Robbins welcomes UA freshmen during dorm move-in
UA President Dr. Robert Robbins walks Kelsey Kistner, center, to her new dorm room at Arbol de la Vida during UA Move-in day on Wednesday, Aug. 16.
The class of 2021 began its careers in earnest on Wednesday as UA President Dr. Robert Robbins helped meet and move students into their dorms. Teams of volunteers, resident assistants and administrators greeted the incoming freshmen all over campus.
Dr. Robbins, whose duties began June 1, spoke to reporters between trips up to rooms at the Arbol de la Vida residence hall. He said his presence was symbolic, a gesture to set both parents and students at ease.
“I hope we deliver confidence to the parents that we are the surrogate parents and help take care of their students,” Dr. Robbins said.
He wanted the community to know that his presence on campus would be ubiquitous, even after he moves out of his current apartment nearby.
“I am going to try to live as close to the campus as I can,” he said, while bemoaning the lack of an on-campus president’s residence.

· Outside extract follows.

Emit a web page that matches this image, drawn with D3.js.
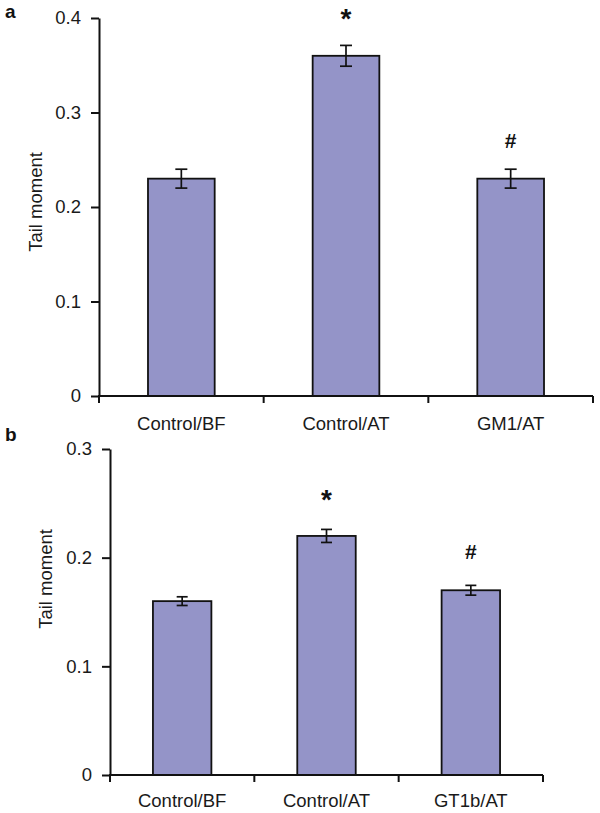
<!DOCTYPE html>
<html><head><meta charset="utf-8">
<script src="https://cdn.jsdelivr.net/npm/d3@7"></script>
<style>body{margin:0;background:#fff}svg{display:block;font-family:"Liberation Sans",Arial,sans-serif}</style>
</head><body>
<svg id="c" width="600" height="813"></svg>
<script>
// Panel a
const categoriesA = ["Control/BF", "Control/AT", "GM1/AT"];
const valuesA = [0.23, 0.36, 0.23];
const errorsA = [0.01, 0.011, 0.01];
const marksA = ["", "*", "#"];
const ticksA = [0, 0.1, 0.2, 0.3, 0.4];
const tickLabelsA = ["0", "0.1", "0.2", "0.3", "0.4"];
// Panel b
const categoriesB = ["Control/BF", "Control/AT", "GT1b/AT"];
const valuesB = [0.16, 0.22, 0.17];
const errorsB = [0.004, 0.006, 0.0045];
const marksB = ["", "*", "#"];
const ticksB = [0, 0.1, 0.2, 0.3];
const tickLabelsB = ["0", "0.1", "0.2", "0.3"];
const yLabel = "Tail moment";

const svg = d3.select("#c");
const barColor = "#9494c8";
const FS = 18.5;

function panel(cfg) {
  const g = svg.append("g");
  const x = d3.scaleBand().domain(cfg.cats).range([cfg.x0, cfg.x1]).padding(0);
  const y = d3.scaleLinear().domain([0, cfg.ymax]).range([cfg.y0, cfg.y1]);
  const bw = x.bandwidth() * 0.405;

  g.selectAll("rect.bar").data(cfg.vals).join("rect")
    .attr("x", (d, i) => x(cfg.cats[i]) + x.bandwidth() / 2 - bw / 2)
    .attr("y", d => y(d))
    .attr("width", bw)
    .attr("height", d => y(0) - y(d))
    .attr("fill", barColor)
    .attr("stroke", "#111").attr("stroke-width", 1.8);

  cfg.vals.forEach((v, i) => {
    const cx = x(cfg.cats[i]) + x.bandwidth() / 2;
    const e = cfg.errs[i];
    const cap = cfg.cap;
    g.append("line").attr("x1", cx).attr("x2", cx).attr("y1", y(v + e)).attr("y2", y(v - e))
      .attr("stroke", "#111").attr("stroke-width", 1.7);
    [v + e, v - e].forEach(t => g.append("line")
      .attr("x1", cx - cap / 2).attr("x2", cx + cap / 2).attr("y1", y(t)).attr("y2", y(t))
      .attr("stroke", "#111").attr("stroke-width", 1.7));
    const m = cfg.marks[i];
    if (m) {
      const top = y(v + e);
      const centre = top - cfg.markOff[i];
      g.append("text").attr("x", cx)
        .attr("y", m === "*" ? centre + 16 : centre + 7)
        .attr("text-anchor", "middle")
        .attr("font-size", m === "*" ? 28 : 21)
        .attr("font-weight", "bold")
        .attr("fill", "#111").text(m);
    }
  });

  const yAxis = d3.axisLeft(y).tickValues(cfg.ticks).tickFormat((d, i) => cfg.tickLabels[i])
    .tickSize(8).tickSizeOuter(0).tickPadding(10);
  const ya = g.append("g").attr("transform", `translate(${cfg.x0},0)`).call(yAxis);
  ya.select(".domain").attr("stroke", "#111").attr("stroke-width", 2);
  ya.selectAll(".tick line").attr("stroke", "#111").attr("stroke-width", 2);
  ya.selectAll(".tick text").attr("font-size", FS).attr("fill", "#1a1a1a")
    .attr("font-family", "Liberation Sans, Arial, sans-serif");

  const xa = g.append("g");
  xa.append("line").attr("x1", cfg.x0 - 1).attr("x2", cfg.x1).attr("y1", y(0)).attr("y2", y(0))
    .attr("stroke", "#111").attr("stroke-width", 2);
  const bounds = cfg.cats.map(c => x(c)).concat([cfg.x1]);
  xa.selectAll("line.t").data(bounds).join("line")
    .attr("x1", d => d).attr("x2", d => d).attr("y1", y(0)).attr("y2", y(0) + 7)
    .attr("stroke", "#111").attr("stroke-width", 2);
  xa.selectAll("text").data(cfg.cats).join("text")
    .attr("x", d => x(d) + x.bandwidth() / 2).attr("y", cfg.labelY)
    .attr("text-anchor", "middle").attr("font-size", FS).attr("fill", "#1a1a1a").text(d => d);

  g.append("text").attr("transform", `translate(${cfg.ylx},${cfg.yly}) rotate(-90)`)
    .attr("text-anchor", "middle").attr("font-size", FS).attr("fill", "#1a1a1a").text(yLabel);

  g.append("text").attr("x", 5).attr("y", cfg.letterY).attr("font-size", 19)
    .attr("font-weight", "bold").attr("fill", "#111").text(cfg.letter);
}

panel({cats: categoriesA, vals: valuesA, errs: errorsA, marks: marksA, ticks: ticksA, tickLabels: tickLabelsA,
  ymax: 0.4, x0: 99, x1: 593, y0: 396, y1: 18, cap: 12, markOff: [0, 33, 28],
  labelY: 430, ylx: 42, yly: 202, letter: "a", letterY: 18});
panel({cats: categoriesB, vals: valuesB, errs: errorsB, marks: marksB, ticks: ticksB, tickLabels: tickLabelsB,
  ymax: 0.3, x0: 110, x1: 543, y0: 775, y1: 449, cap: 11, markOff: [0, 36, 33],
  labelY: 807, ylx: 52, yly: 579, letter: "b", letterY: 441});
</script>
</body></html>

Present for the 7 a.m. early arrivals, Robbins helped three female students move into their new homes for the term. He expressed a pleasant surprise at their chosen paths — all STEM majors.
“I mean, incredible students, incredible people, great families and I’m just so appreciative that they choose the University of Arizona,” Robbins said.
Biochemistry freshman Mandy Ba drove with her parents from California. After a scheduling mixup that placed the Ba’s in Tucson a day early, Ba was eager to see her new home, Arbol de la Vida, which is one of the exclusive Honors-only dorms.
“This was my first choice,” she said. “I did the essay and everything. So, I am absolutely very happy about that.”
While admitting to being nervous, Ba seemed to appreciate the smiles on all of the volunteers’ faces.
“At the UC schools, it’s like no one cares about you; you’re just here and you study by yourself,” she said. “But at UA, it seems like everyone is like ‘Welcome,’” Ba said.
That sort of reaction is what RA and pre-public health sophomore Carly Connell was hoping for. After living in Arbol de la Vida last year, she decided to become an RA to help build a closer community. With move-in being the first impression, Connell said she hoped students felt welcomed.
“I think a really big part of it is, the first thing they see is a smiling face,” she said. “Because I think moving to a new place can be stressful. And having people who know the system, who are friendly and excited to see them, will really help them feel at home as soon as possible.”
Even with all the hustle and bustle of the week, Robbins said he hoped a message of open possibility would inspire students. In return, he promised a long-lasting tie to the UA community.
“We care that we are going to be here not just today but for their entire four years,” he said. “And then, you know, be there for them hopefully for the next 40 after they leave here, because we really want to keep connected to our students and our alumni.”